I ran across something online that made me shudder–and it wasn’t politics or global tragedies but something sillier and more personal. Apparently there was a trend a decade ago of adults reading their adolescent diaries, aloud, in public (see “Mortified”). Ugh. The few times I have been tempted to read any of my old diaries or journals, I’ve stopped after a few sentences. Shuddering. This is less likely to happen with journal entries I wrote in my 30s or later; at least I hear my younger adult self in those words. But hearing the adolescent me, or the young woman of college age? No, thank you. I embarrass too easily.
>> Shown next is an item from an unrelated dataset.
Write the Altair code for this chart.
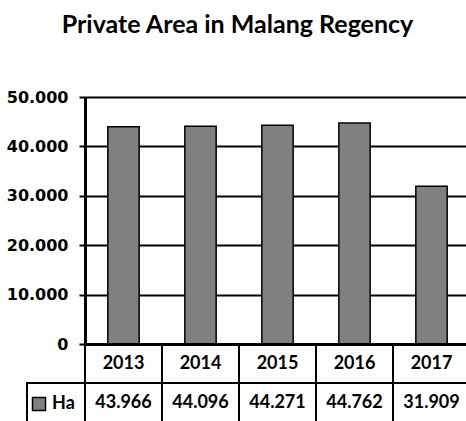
import altair as alt
import pandas as pd

# ---- data ----
years = ["2013", "2014", "2015", "2016", "2017"]
area_ha = [43966, 44096, 44271, 44762, 31909]
series_name = "Ha"
y_ticks = [0, 10000, 20000, 30000, 40000, 50000]
table_rows = ["Year", "Ha"]
title_text = "Private Area in Malang Regency"


def dotted(v):
    return f"{v:,}".replace(",", ".")


bars_df = pd.DataFrame({"year": years, "value": area_ha, "series": series_name})
table_df = pd.DataFrame({
    "year": years + years,
    "row": ["Year"] * len(years) + ["Ha"] * len(years),
    "label": years + [dotted(v) for v in area_ha],
})
ha_cell_df = pd.DataFrame({"row": ["Ha"]})

TABLE_FONT = "Lato"

# ---- bars ----
bars = alt.Chart(bars_df).mark_bar(stroke="black", strokeWidth=1.5).encode(
    x=alt.X("year:N", sort=years, axis=None,
            scale=alt.Scale(paddingInner=0.593, paddingOuter=0.2965, range=[0, 385])),
    y=alt.Y("value:Q",
            scale=alt.Scale(domain=[0, 50000], nice=False),
            axis=alt.Axis(
                values=y_ticks, title=None,
                labelExpr="replace(format(datum.value, ','), ',', '.')",
                labelFont="DejaVu Sans", labelFontWeight="bold", labelFontSize=16,
                labelColor="black", labelPadding=11,
                tickColor="black", tickWidth=2, tickSize=6,
                domainColor="black", domainWidth=3,
                grid=True, gridColor="black", gridOpacity=1,
                gridWidth={"condition": {"test": "datum.value === 0", "value": 3}, "value": 2},
            )),
    color=alt.Color("series:N", scale=alt.Scale(range=["#808080"]),
                    legend=alt.Legend(
                        orient="none", legendX=-55, legendY=298, title=None,
                        symbolType="square", symbolSize=169,
                        symbolStrokeColor="black", symbolStrokeWidth=1.5,
                        labelFont=TABLE_FONT, labelFontSize=18, labelFontWeight="bold",
                        labelColor="black", labelOffset=4)),
)

# ---- data table under the plot ----
tx = alt.X("year:N", sort=years, axis=None,
           scale=alt.Scale(paddingInner=0, paddingOuter=0, range=[0, 385]))
ty = alt.Y("row:N", sort=table_rows, axis=None,
           scale=alt.Scale(domain=table_rows, paddingInner=0, paddingOuter=0, range=[247, 325]))

cells = alt.Chart(table_df).mark_rect(fill="transparent", stroke="black", strokeWidth=2).encode(
    x=tx, y=ty)
texts = alt.Chart(table_df).mark_text(
    font=TABLE_FONT, fontSize=18, fontWeight="bold", color="black",
    align="center", baseline="middle").encode(x=tx, y=ty, text="label:N")
ha_cell = alt.Chart(ha_cell_df).mark_rect(fill="transparent", stroke="black", strokeWidth=2).encode(
    x=alt.value(-58), x2=alt.value(0), y=ty)

table = alt.layer(cells, ha_cell, texts)

chart = alt.layer(bars, table).resolve_scale(x="independent", y="independent").properties(
    width=381, height=247,
    title=alt.TitleParams(title_text, font=TABLE_FONT, fontSize=25, fontWeight="bold",
                          color="black", anchor="middle", frame="group", dx=-38,
                          offset=31, baseline="alphabetic"),
    autosize=alt.AutoSizeParams(type="none"),
    padding={"left": 85, "top": 97, "right": 0, "bottom": 77},
    background="white",
).configure_view(strokeWidth=0)

chart.save("out.html", embed_options={"renderer": "svg", "actions": False})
Yet I found I was thinking today of this passage of Proust’s, which he gives to the character of the artist Elstir:
“There is no man,” he began, “however wise, who has not at some period of his youth said things, or lived a life, the memory of which is so unpleasant to him that he would gladly expunge it. And yet he ought not entirely to regret it, because he cannot be certain that he has indeed become a wise man–so far as it is possible for any of us to be wise–unless he has passed through all the fatuous and unwholesome incarnations by which that ultimate stage must be preceded…We do not receive wisdom, we discover it for ourselves, after a journey through a wilderness no one else can make for us, which no one can spare us, for our wisdom is the point of view from which we come at last to regard the world.”
There’s some comfort in that. I would not call myself wise, but I’m definitely wiser than I was at 15 or 21. I suppose I’m still sometimes “fatuous and unwholesome” (whatever Elstir meant by that), awkward in society, and mistaken in some of my intuitions. But I have discovered myself for myself, with all the pain, sorrow, embarrassment, and joys that such discovery requires, and have developed my own point of view. In addition, I’ve learned that each person holds their own point of view. We don’t all think alike or in concert and may never fully understand one another. That makes the world contentious, yes. And interesting.
Reading Old Diaries
When I wrote about the city
it was as though I knew
I didn’t belong there,
would not thrive—as though
I wouldn’t stay long
and so pressed each line
on page urgently, camera
shutter clicks, each image
framed in fractioned seconds
as people jaywalked and
side-walked, as pigeons
or sparrows alighted to peck
at civilization’s least crumbs,
as young men lovely and
unattainable grew ill, as city
failed to succor any of us,
as my ambition floundered.
Years back. So that what
I recall is what I photographed
or wrote, however inconsistent.
Naively urbane, the city
my youth inhabits lies brittle
in the pages. The past undoes
itself at last. Or I do.
~~
I'm embarrassed to note that I've forgotten where this poem was published. My files are elsewhere at the moment. I'll update if I remember... *It appeared in Loch Raven Review!